The Offer was announced on 2 July 2020 and was made on the terms and subject to the conditions and offer restrictions set out in the Offer to Purchase Statement dated 2 July 2020 (the “Offer to Purchase Statement”) and prepared by the Offeror. The Offer expired on 9 July 2020 at 5:00 p.m., CET and the results of the Offer were announced on 10 July 2020. Capitalized terms used herein and not otherwise defined shall have the meanings given to them in the Offer to Purchase Statement.

Settlement Date

The New Issuance completed on 13 July 2020. In accordance with the Offer to Purchase Statement, the Settlement Date will be the date hereof.

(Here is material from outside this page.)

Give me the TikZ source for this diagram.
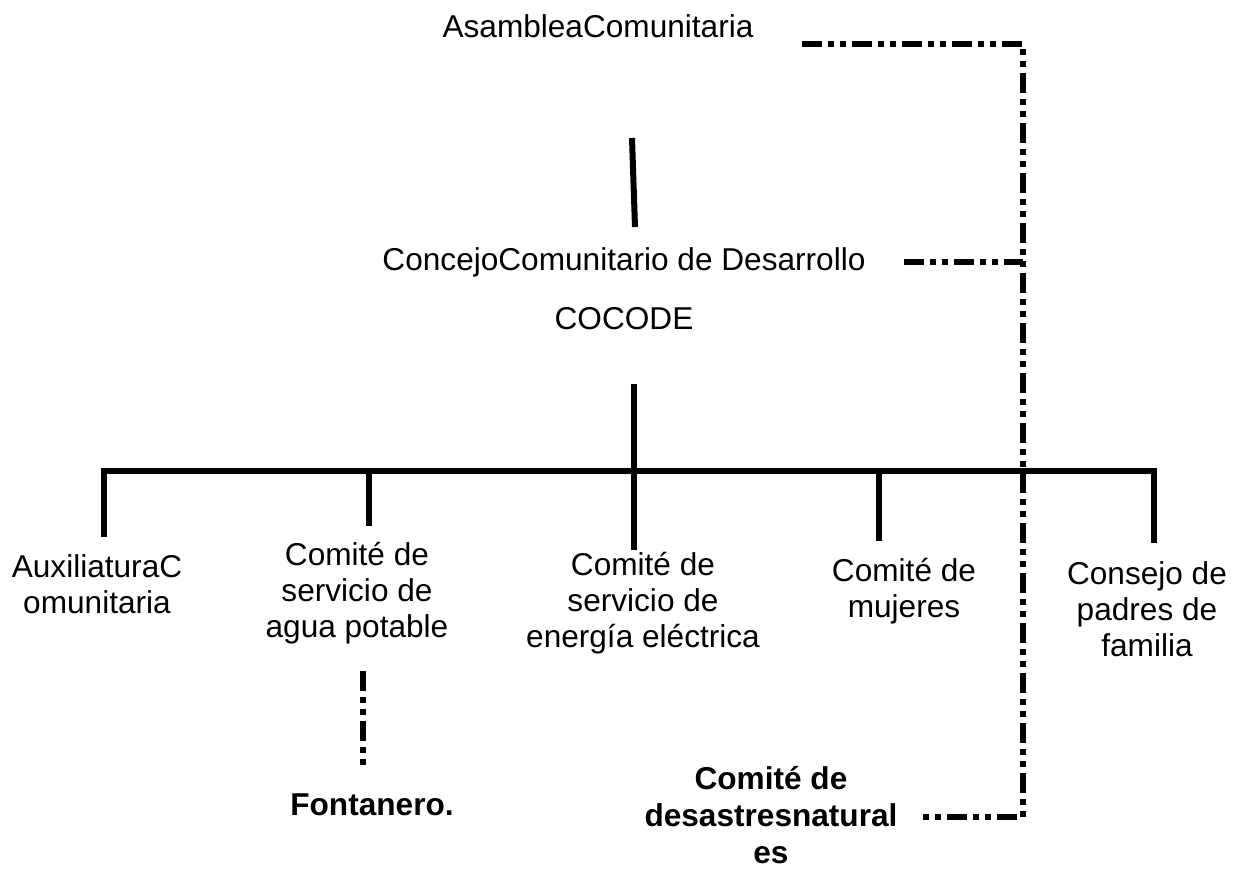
\documentclass[tikz,border=0pt]{standalone}
\usepackage{fontspec}
\setmainfont{Liberation Sans}
\usetikzlibrary{positioning}
\tikzset{
  org/.style={font=\fontsize{15.8}{18}\selectfont, align=center, inner sep=0pt, anchor=base},
  orgbold/.style={org, font=\fontsize{15.8}{18.5}\selectfont\bfseries},
  tree/.style={line width=3pt},
  dashdot/.style={line width=2.7pt, dash pattern=on 10pt off 3pt on 3pt off 3pt on 3pt off 3pt},
}
\begin{document}
\begin{tikzpicture}[x=0.5pt,y=-0.5pt]
\useasboundingbox (0,0) rectangle (1244,869);
% Drawing nodes (placed at the baseline of their last line)
\node[org] (asamblea) at (598,37) {AsambleaComunitaria};
\node[org] (concejo) at (624,270) {ConcejoComunitario de Desarrollo};
\node[org] (cocode) at (624,329) {COCODE};
\node[org] (auxiliatura) at (97,613) {AuxiliaturaC\\omunitaria};
\node[org] (agua) at (357,637) {Comité de\\servicio de\\agua potable};
\node[org] (energia) at (643,647) {Comité de\\servicio de\\energía eléctrica};
\node[org] (mujeres) at (904,617) {Comité de\\mujeres};
\node[org] (padres) at (1147,656) {Consejo de\\padres de\\familia};
\node[orgbold] (fontanero) at (372,815) {Fontanero.};
\node[orgbold] (desastres) at (771,863) {Comité de\\desastresnatural\\es};
% Done with nodes; drawing tree lines
\coordinate (topA) at (632,138);
\coordinate (topB) at (635,227);
\coordinate (stemtop) at (634,384);
\coordinate (barmid) at (634,471);
\coordinate (dAux) at (104,537);
\coordinate (dAgua) at (369,526);
\coordinate (dEnergia) at (634,550);
\coordinate (dMujeres) at (879,541);
\coordinate (dPadres) at (1154,543);
\draw[tree] (topA) -- (topB);
\draw[tree] (stemtop) -- (barmid);
\draw[tree] (dAux) -- (dAux |- barmid) -- (dPadres |- barmid) -- (dPadres);
\foreach \d in {dAgua,dEnergia,dMujeres}
  \draw[tree] (\d |- barmid) -- (\d);
% Done with tree lines; drawing dash-dot lines
\coordinate (rTop) at (802,44);
\coordinate (rMid) at (904,262);
\coordinate (rBot) at (920,817);
\coordinate (rail) at (1023,0);
\coordinate (fTop) at (363,671);
\coordinate (fBot) at (363,771);
\draw[dashdot] (rTop) -| (rail |- rBot) -- (rBot);
\draw[dashdot] (rMid) -- (rail |- rMid);
\draw[dashdot] (fTop) -- (fBot);
% Done with dash-dot lines
\end{tikzpicture}
\end{document}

Settlement of the Offers and Other Relevant Information

On the Settlement Date, payment of the Tender Offer Consideration will be made in immediately available funds delivered to the Clearing Systems for payment to the cash accounts of the relevant Direct Participants in the Clearing Systems. The deposit of such funds with the Clearing Systems will discharge the obligation of the Offeror to all Holders in respect of the above amounts represented by such funds.

Further Information

The Offeror has engaged BNP Paribas and Morgan Stanley & Co. International plc to act as the Dealer Managers for the Offer. The Offeror has also engaged Lucid Issuer Services Limited to act as the Tender Agent.

DEALER MANAGER

BNP Paribas

16, boulevard des Italiens
75009 Paris
France
Tel: +33 1 55 77 78 94
Email: [email protected]
Attention: Liability Management Group

Morgan Stanley & Co. International plc

25 Cabot Square
Canary Wharf
London E14 4QA
United Kingdom
Telephone: +44 (0) 20 7677 5040
Attention: Liability Management Group
Email: [email protected]

TENDER AGENT

Lucid Issuer Services Limited

Tankerton Works
12 Argyle Walk
London WC1H 8HA
United Kingdom
Attention: Thomas Choquet
E-mail: [email protected]
Tel: +44 (0) 20 7704 0880

DISCLAIMER

This announcement is released by Logicor Financing S.à r.l. and contains information that is qualified or may have been qualified as inside information for the purposes of Article 7 of the Market Abuse Regulation (EU) 596/2014, encompassing information relating to the Offer described above.
This announcement must be read in conjunction with the Offer to Purchase Statement. This announcement and the Offer to Purchase Statement contain important information which should be read carefully. To receive copies of the Offer to Purchase Statement or for questions relating to the Offer, please contact the Dealer Managers or the Tender Agent using the contact information given above. None of the Offeror, the Guarantors, the Dealer Managers or the Tender Agent (or any of their respective directors, employees or Affiliates) is providing Holders with any legal, business, tax or other advice in this announcement or the Offer to Purchase Statement or makes any representation or recommendation whatsoever regarding this announcement, the Offer to Purchase Statement or the Offer, and none of them has authorised any person to make any such recommendation.
This announcement is for informational purposes only and does not constitute an offer or an invitation to participate in the Offer. The distribution of this announcement in certain jurisdictions may be restricted by law. Persons into whose possession this announcement comes are required by each of the Offeror, the Dealer Managers and the Tender Agent to inform themselves about and to observe any such restrictions. Any failure to comply with these restrictions may constitute a violation of the securities laws of any such jurisdiction.